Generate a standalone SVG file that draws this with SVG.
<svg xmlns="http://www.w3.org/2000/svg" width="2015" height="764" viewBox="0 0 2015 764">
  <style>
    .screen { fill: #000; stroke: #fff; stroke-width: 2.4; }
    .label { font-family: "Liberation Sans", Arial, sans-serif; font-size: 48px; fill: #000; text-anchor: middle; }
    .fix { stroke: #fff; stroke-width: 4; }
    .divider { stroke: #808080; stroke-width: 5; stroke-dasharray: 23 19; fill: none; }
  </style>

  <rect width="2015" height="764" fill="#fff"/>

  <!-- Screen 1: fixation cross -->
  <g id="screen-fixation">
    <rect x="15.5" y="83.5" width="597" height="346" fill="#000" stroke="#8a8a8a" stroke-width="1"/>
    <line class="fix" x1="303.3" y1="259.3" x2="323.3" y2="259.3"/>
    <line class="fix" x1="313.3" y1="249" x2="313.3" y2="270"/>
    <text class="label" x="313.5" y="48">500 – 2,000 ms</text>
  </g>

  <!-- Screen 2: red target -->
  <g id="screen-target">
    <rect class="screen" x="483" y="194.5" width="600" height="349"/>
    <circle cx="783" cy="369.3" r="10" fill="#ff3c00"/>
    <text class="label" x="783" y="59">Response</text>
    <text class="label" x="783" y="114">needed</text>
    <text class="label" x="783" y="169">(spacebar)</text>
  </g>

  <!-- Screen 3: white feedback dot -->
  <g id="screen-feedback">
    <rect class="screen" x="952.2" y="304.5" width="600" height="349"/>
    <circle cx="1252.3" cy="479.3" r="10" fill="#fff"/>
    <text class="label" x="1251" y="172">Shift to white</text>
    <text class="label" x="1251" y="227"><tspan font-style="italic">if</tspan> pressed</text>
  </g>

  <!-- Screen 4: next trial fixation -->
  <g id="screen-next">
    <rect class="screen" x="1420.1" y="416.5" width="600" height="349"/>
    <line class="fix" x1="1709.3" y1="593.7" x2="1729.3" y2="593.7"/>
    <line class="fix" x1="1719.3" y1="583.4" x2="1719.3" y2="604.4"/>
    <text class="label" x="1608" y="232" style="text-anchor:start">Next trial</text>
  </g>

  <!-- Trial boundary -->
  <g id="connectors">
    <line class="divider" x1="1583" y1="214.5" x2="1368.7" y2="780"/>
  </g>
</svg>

_Written problem_
Write the material out again in its entirety, exactly as shown.

_Solved problem_
Generate a standalone SVG file that draws this with SVG.
<svg xmlns="http://www.w3.org/2000/svg" width="2015" height="764" viewBox="0 0 2015 764">
  <style>
    .screen { fill: #000; stroke: #fff; stroke-width: 2.4; }
    .label { font-family: "Liberation Sans", Arial, sans-serif; font-size: 48px; fill: #000; text-anchor: middle; }
    .fix { stroke: #fff; stroke-width: 4; }
    .divider { stroke: #808080; stroke-width: 5; stroke-dasharray: 23 19; fill: none; }
  </style>

  <rect width="2015" height="764" fill="#fff"/>

  <!-- Screen 1: fixation cross -->
  <g id="screen-fixation">
    <rect x="15.5" y="83.5" width="597" height="346" fill="#000" stroke="#8a8a8a" stroke-width="1"/>
    <line class="fix" x1="303.3" y1="259.3" x2="323.3" y2="259.3"/>
    <line class="fix" x1="313.3" y1="249" x2="313.3" y2="270"/>
    <text class="label" x="313.5" y="48">500 – 2,000 ms</text>
  </g>

  <!-- Screen 2: red target -->
  <g id="screen-target">
    <rect class="screen" x="483" y="194.5" width="600" height="349"/>
    <circle cx="783" cy="369.3" r="10" fill="#ff3c00"/>
    <text class="label" x="783" y="59">Response</text>
    <text class="label" x="783" y="114">needed</text>
    <text class="label" x="783" y="169">(spacebar)</text>
  </g>

  <!-- Screen 3: white feedback dot -->
  <g id="screen-feedback">
    <rect class="screen" x="952.2" y="304.5" width="600" height="349"/>
    <circle cx="1252.3" cy="479.3" r="10" fill="#fff"/>
    <text class="label" x="1251" y="172">Shift to white</text>
    <text class="label" x="1251" y="227"><tspan font-style="italic">if</tspan> pressed</text>
  </g>

  <!-- Screen 4: next trial fixation -->
  <g id="screen-next">
    <rect class="screen" x="1420.1" y="416.5" width="600" height="349"/>
    <line class="fix" x1="1709.3" y1="593.7" x2="1729.3" y2="593.7"/>
    <line class="fix" x1="1719.3" y1="583.4" x2="1719.3" y2="604.4"/>
    <text class="label" x="1608" y="232" style="text-anchor:start">Next trial</text>
  </g>

  <!-- Trial boundary -->
  <g id="connectors">
    <line class="divider" x1="1583" y1="214.5" x2="1368.7" y2="780"/>
  </g>
</svg>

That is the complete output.